* **Provided data**
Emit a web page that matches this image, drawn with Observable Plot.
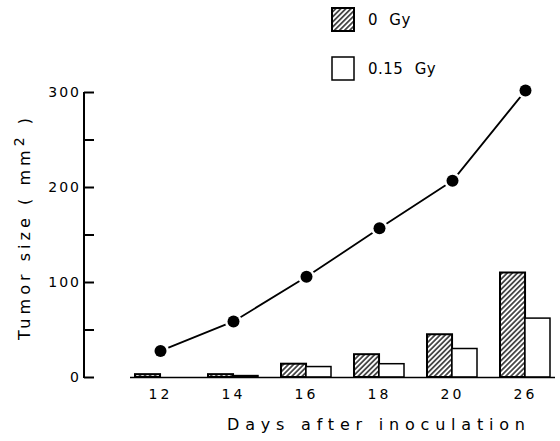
<!DOCTYPE html>
<html>
<head>
<meta charset="utf-8">
<script src="https://cdn.jsdelivr.net/npm/d3@7"></script>
<script src="https://cdn.jsdelivr.net/npm/@observablehq/plot@0.6"></script>
<style>
  body { margin: 0; background: #fff; }
  #chart { position: relative; width: 560px; height: 441px; font-family: "DejaVu Sans", sans-serif; color: #000; }
  #legend { position: absolute; left: 331px; top: 7px; }
  .item { display: flex; align-items: center; height: 25px; margin-bottom: 24px; font-size: 15px; letter-spacing: 0.5px; word-spacing: 6px; white-space: pre; }
  .item svg { margin-right: 12px; display: block; }
  g[aria-label="y-axis tick label"] text { letter-spacing: 2px; }
  g[aria-label="x-axis tick label"] text { letter-spacing: 3px; }
</style>
</head>
<body>
<div id="chart"><div id="legend"></div></div>
<script>
// Days after inoculation
const days = ["12", "14", "16", "18", "20", "26"];
// Bar series (tumor size, mm²)
const series = ["0 Gy", "0.15 Gy"];
const size0Gy = [3, 3, 14, 24, 45, 110];
const size015Gy = [0, 1.5, 11, 14, 30, 62];
// Curve with filled dots (tumor size, mm²)
const curveSize = [28, 59, 106, 157, 207, 302];
// Y axis ticks
const yTicks = [0, 50, 100, 150, 200, 250, 300];
const yLabeled = [0, 100, 200, 300];
const xLabel = "Days after inoculation";
const yLabel = "Tumor size ( mm2 )";

const W = 560, H = 441, mL = 130, mR = 5, mT = 92, mB = 64;
const padIn = 0.32, padOut = 0.055;
const step = (W - mL - mR) / (days.length - padIn + 2 * padOut);
const half = step * (1 - padIn) / 2;
const axisShift = -46; // y axis sits left of the bar area

const rows = days.map((d, i) => ({day: d, a: size0Gy[i], b: size015Gy[i], c: curveSize[i]}));

// vertical axis line drawn from the y scale
const yAxisLine = (index, scales) => {
  const x0 = mL + axisShift;
  return d3.create("svg:line")
    .attr("x1", x0).attr("x2", x0)
    .attr("y1", scales.y(0) + 1).attr("y2", scales.y(300))
    .attr("stroke", "black").attr("stroke-width", 2)
    .node();
};

const plot = Plot.plot({
  width: W, height: H,
  marginLeft: mL, marginRight: mR, marginTop: mT, marginBottom: mB,
  style: {fontFamily: "DejaVu Sans", fontSize: "14px", color: "black", background: "white"},
  x: {type: "band", domain: days, paddingInner: padIn, paddingOuter: padOut},
  y: {domain: [0, 300]},
  marks: [
    Plot.barY(rows, {x: "day", y: "a", insetRight: half, fill: "url(#hatch)", stroke: "black", strokeWidth: 2}),
    Plot.barY(rows, {x: "day", y: "b", insetLeft: half, fill: "white", stroke: "black", strokeWidth: 1.5}),
    Plot.ruleY([0], {strokeWidth: 1.5}),
    Plot.line(rows, {x: "day", y: "c", strokeWidth: 1.8}),
    Plot.dot(rows, {x: "day", y: "c", r: 8.5, fill: "white"}),
    Plot.dot(rows, {x: "day", y: "c", r: 6, fill: "black"}),
    Plot.axisX({tickSize: 0, tickPadding: 12, label: null}),
    Plot.axisY({ticks: yTicks, tickSize: -10, tickPadding: 13.5, dx: axisShift, strokeWidth: 2,
      tickFormat: d => yLabeled.includes(d) ? String(d) : "", label: null}),
    yAxisLine,
    Plot.text([xLabel], {frameAnchor: "bottom", dy: 47, dx: 33, fontSize: 16, textAnchor: "middle", lineAnchor: "middle"}),
    Plot.text([yLabel], {frameAnchor: "left", dx: -106, dy: -6, rotate: -90, fontSize: 16, textAnchor: "middle", lineAnchor: "middle"})
  ]
});

// diagonal hatch fill
const svg = d3.select(plot);
const pat = svg.insert("defs", ":first-child").append("pattern")
  .attr("id", "hatch").attr("patternUnits", "userSpaceOnUse")
  .attr("width", 3.6).attr("height", 3.6).attr("patternTransform", "rotate(45)");
pat.append("rect").attr("width", 3.6).attr("height", 3.6).attr("fill", "white");
pat.append("line").attr("x1", 0.9).attr("x2", 0.9).attr("y1", 0).attr("y2", 3.6)
  .attr("stroke", "black").attr("stroke-width", 1.3);

// widely spaced axis titles
svg.selectAll("text").filter(function() { return this.textContent === xLabel; })
  .attr("textLength", 298).attr("lengthAdjust", "spacing");
svg.selectAll("text").filter(function() { return this.textContent === yLabel; })
  .each(function() {
    // raise the exponent in "mm2"
    const t = d3.select(this).text(null);
    t.append("tspan").text("Tumor size ( mm");
    t.append("tspan").attr("dy", "-0.4em").attr("font-size", 14).text("2");
    t.append("tspan").attr("dy", "0.4em").text(" )");
  })
  .attr("textLength", 222).attr("lengthAdjust", "spacing");

document.getElementById("chart").prepend(plot);

// legend
const legend = d3.select("#legend");
series.forEach((name, i) => {
  const item = legend.append("div").attr("class", "item");
  const sw = item.append("svg").attr("width", 25).attr("height", 25);
  sw.append("rect").attr("x", 1).attr("y", 1).attr("width", 22).attr("height", 23)
    .attr("fill", i === 0 ? "url(#hatch)" : "white")
    .attr("stroke", "black").attr("stroke-width", i === 0 ? 2 : 1.5);
  item.append("span").text(name);
});
</script>
</body>
</html>
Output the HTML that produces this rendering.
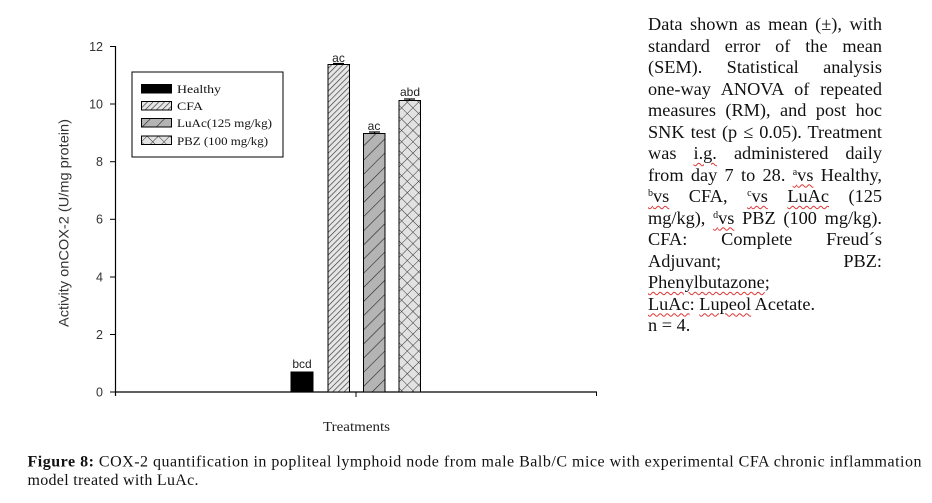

* **What to do**
Pictures appear in the records above. Output everything except them, exactly.

* **Output below**
Emit a web page that matches this image, drawn with Observable Plot.
<!DOCTYPE html>
<html>
<head>
<meta charset="utf-8">
<script src="https://cdn.jsdelivr.net/npm/d3@7"></script>
<script src="https://cdn.jsdelivr.net/npm/@observablehq/plot@0.6"></script>
<style>
  body { margin: 0; background: #fff; }
  #chart { position: relative; width: 560px; height: 441px; font-family: "DejaVu Sans", sans-serif; color: #000; }
  #legend { position: absolute; left: 331px; top: 7px; }
  .item { display: flex; align-items: center; height: 25px; margin-bottom: 24px; font-size: 15px; letter-spacing: 0.5px; word-spacing: 6px; white-space: pre; }
  .item svg { margin-right: 12px; display: block; }
  g[aria-label="y-axis tick label"] text { letter-spacing: 2px; }
  g[aria-label="x-axis tick label"] text { letter-spacing: 3px; }
</style>
</head>
<body>
<div id="chart"><div id="legend"></div></div>
<script>
// Days after inoculation
const days = ["12", "14", "16", "18", "20", "26"];
// Bar series (tumor size, mm²)
const series = ["0 Gy", "0.15 Gy"];
const size0Gy = [3, 3, 14, 24, 45, 110];
const size015Gy = [0, 1.5, 11, 14, 30, 62];
// Curve with filled dots (tumor size, mm²)
const curveSize = [28, 59, 106, 157, 207, 302];
// Y axis ticks
const yTicks = [0, 50, 100, 150, 200, 250, 300];
const yLabeled = [0, 100, 200, 300];
const xLabel = "Days after inoculation";
const yLabel = "Tumor size ( mm2 )";

const W = 560, H = 441, mL = 130, mR = 5, mT = 92, mB = 64;
const padIn = 0.32, padOut = 0.055;
const step = (W - mL - mR) / (days.length - padIn + 2 * padOut);
const half = step * (1 - padIn) / 2;
const axisShift = -46; // y axis sits left of the bar area

const rows = days.map((d, i) => ({day: d, a: size0Gy[i], b: size015Gy[i], c: curveSize[i]}));

// vertical axis line drawn from the y scale
const yAxisLine = (index, scales) => {
  const x0 = mL + axisShift;
  return d3.create("svg:line")
    .attr("x1", x0).attr("x2", x0)
    .attr("y1", scales.y(0) + 1).attr("y2", scales.y(300))
    .attr("stroke", "black").attr("stroke-width", 2)
    .node();
};

const plot = Plot.plot({
  width: W, height: H,
  marginLeft: mL, marginRight: mR, marginTop: mT, marginBottom: mB,
  style: {fontFamily: "DejaVu Sans", fontSize: "14px", color: "black", background: "white"},
  x: {type: "band", domain: days, paddingInner: padIn, paddingOuter: padOut},
  y: {domain: [0, 300]},
  marks: [
    Plot.barY(rows, {x: "day", y: "a", insetRight: half, fill: "url(#hatch)", stroke: "black", strokeWidth: 2}),
    Plot.barY(rows, {x: "day", y: "b", insetLeft: half, fill: "white", stroke: "black", strokeWidth: 1.5}),
    Plot.ruleY([0], {strokeWidth: 1.5}),
    Plot.line(rows, {x: "day", y: "c", strokeWidth: 1.8}),
    Plot.dot(rows, {x: "day", y: "c", r: 8.5, fill: "white"}),
    Plot.dot(rows, {x: "day", y: "c", r: 6, fill: "black"}),
    Plot.axisX({tickSize: 0, tickPadding: 12, label: null}),
    Plot.axisY({ticks: yTicks, tickSize: -10, tickPadding: 13.5, dx: axisShift, strokeWidth: 2,
      tickFormat: d => yLabeled.includes(d) ? String(d) : "", label: null}),
    yAxisLine,
    Plot.text([xLabel], {frameAnchor: "bottom", dy: 47, dx: 33, fontSize: 16, textAnchor: "middle", lineAnchor: "middle"}),
    Plot.text([yLabel], {frameAnchor: "left", dx: -106, dy: -6, rotate: -90, fontSize: 16, textAnchor: "middle", lineAnchor: "middle"})
  ]
});

// diagonal hatch fill
const svg = d3.select(plot);
const pat = svg.insert("defs", ":first-child").append("pattern")
  .attr("id", "hatch").attr("patternUnits", "userSpaceOnUse")
  .attr("width", 3.6).attr("height", 3.6).attr("patternTransform", "rotate(45)");
pat.append("rect").attr("width", 3.6).attr("height", 3.6).attr("fill", "white");
pat.append("line").attr("x1", 0.9).attr("x2", 0.9).attr("y1", 0).attr("y2", 3.6)
  .attr("stroke", "black").attr("stroke-width", 1.3);

// widely spaced axis titles
svg.selectAll("text").filter(function() { return this.textContent === xLabel; })
  .attr("textLength", 298).attr("lengthAdjust", "spacing");
svg.selectAll("text").filter(function() { return this.textContent === yLabel; })
  .each(function() {
    // raise the exponent in "mm2"
    const t = d3.select(this).text(null);
    t.append("tspan").text("Tumor size ( mm");
    t.append("tspan").attr("dy", "-0.4em").attr("font-size", 14).text("2");
    t.append("tspan").attr("dy", "0.4em").text(" )");
  })
  .attr("textLength", 222).attr("lengthAdjust", "spacing");

document.getElementById("chart").prepend(plot);

// legend
const legend = d3.select("#legend");
series.forEach((name, i) => {
  const item = legend.append("div").attr("class", "item");
  const sw = item.append("svg").attr("width", 25).attr("height", 25);
  sw.append("rect").attr("x", 1).attr("y", 1).attr("width", 22).attr("height", 23)
    .attr("fill", i === 0 ? "url(#hatch)" : "white")
    .attr("stroke", "black").attr("stroke-width", i === 0 ? 2 : 1.5);
  item.append("span").text(name);
});
</script>
</body>
</html>
Output the HTML that produces this rendering.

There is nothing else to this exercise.